The course is first of all an explanation and exploration of the integrative transdisciplinary framework Cybersemiotics. See a short description of Cybersemiotics in Glossarium-BITri. The primary curriculum is: Cybersemiotics: Why Information is not enough first published in 2008 at Toronto University Press and again in 2010 and a paperback in 2013 (find it cheapest on www.bookfinder.com). You can also find it as a Google book. You are expected to have read it carefully and some papers provided by the guest speakers. We advise to use two months to read the book. The last summary of the theory is Brier, S. (2013): Cybersemiotics: A New Foundation for Transdisciplinary Theory of Information, Cognition, Meaningful Communication and the Interaction Between Nature and Culture, INTEGRAL REVIEW, June 2013, Vol. 9, No. 2
We will study the integrative synthesis in Cybersemiotics and how it is carried out in two steps: The first is to accept two major and very different transdisciplinary paradigms as both being legitimate:
1. The cybernetic-informational approach leading to cognitive science’s information processing paradigm and second order cybernetics, autopoiesis theory and Luhmann’s system science
2. The Peircean phaneroscopic, triadic, pragmaticistic, evolutionary, semiotic approach to meaning, leading to modern biosemiotics. Of these
1. is based on an entropic and mathematical definition of information and self-organization in a material and informational world or in autopoietic systems, but with no concepts of first-person conscious experience and meaningful linguistic intersubjective communication;
2. is based on a phenomenological intersubjective world of partly self-organizing triadic sign processes in an experiential embodied, meaningful world.
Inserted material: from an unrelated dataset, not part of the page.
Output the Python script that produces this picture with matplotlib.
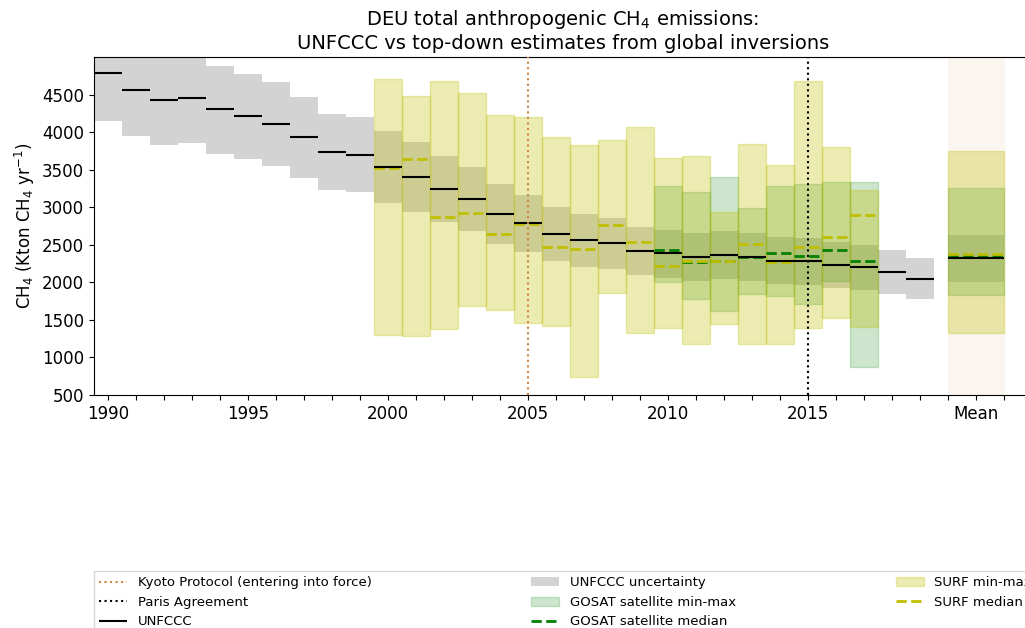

The second step involves following and explaining the development from first order cybernetics to second order cybernetic and autopoiesis theory from Gregory Bateson through Heinz von Foerster to Maturana and Varela, ending with Niklas Luhmann’s threefold autopoietic system theory. Furthermore, embodiment theory from Lakoff and Johnson plus Merleau-Ponty is discussed. An integration of these views with a Peircean biosemiotics is shown in a transdisciplinary philosophy of science model that will be explained and discussed. All this will be lectured on by Søren Brier during the first part of the week in interaction with the course participants. The second part of the week will bring in researchers who have contributed to the development and applications of the idea of Cybersemiotics.